Study objectives: To calculate cost-effectiveness of scenarios concerning lung transplantation in the Netherlands.

Design: Microsimulation model predicting survival, quality of life, and costs with and without transplantation program, based on data of the Dutch lung transplantation program of 1990 to 1995.

Setting: Netherlands, University Hospital Groningen.

Patients: Included were 425 patients referred for lung transplantation, of whom 57 underwent transplantation.

Intervention: Lung transplantation.

Results: For the baseline scenario, the costs per life-year gained are G 194,000 (G=Netherlands guilders) and the costs per quality-adjusted life-year (QALY) gained are G 167,000. Restricting patient inflow ("policy scenario") lowers the costs per life-year gained: G 172,000 (costs per QALY gained: G 144,000). The supply of more donor lungs could reduce the costs per life-year gained to G 159,000 (G 135,000 per QALY gained; G1=US$0.6, based on exchange rate at the time of the study).

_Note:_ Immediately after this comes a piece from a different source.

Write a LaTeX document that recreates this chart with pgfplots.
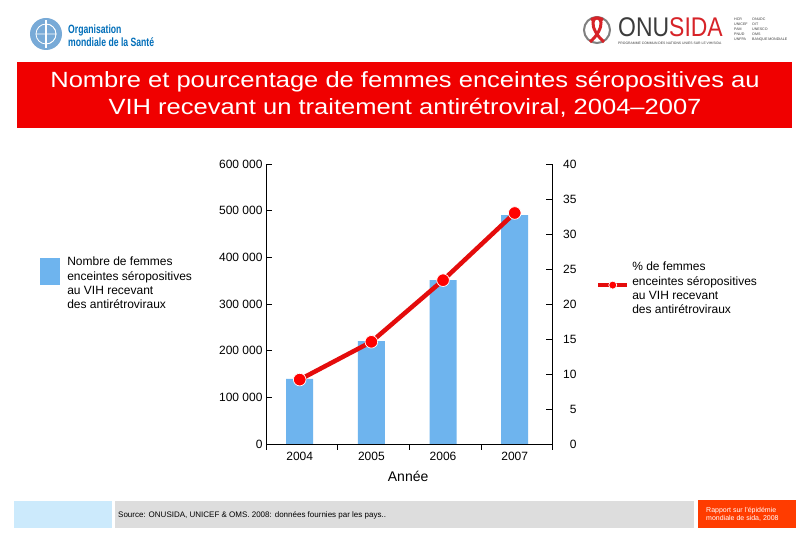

Conclusions: Lung transplantation is an expensive but effective intervention: survival and quality of life improve substantially after transplantation. The costs per life-year gained are relatively high, compared with other interventions and other types of transplantation. Restricting the patient inflow and/or raising donor supply improves cost-effectiveness to some degree. Limiting the extent of inpatient screening or lower future costs of immunosuppressives may slightly improve the cost-effectiveness of the program.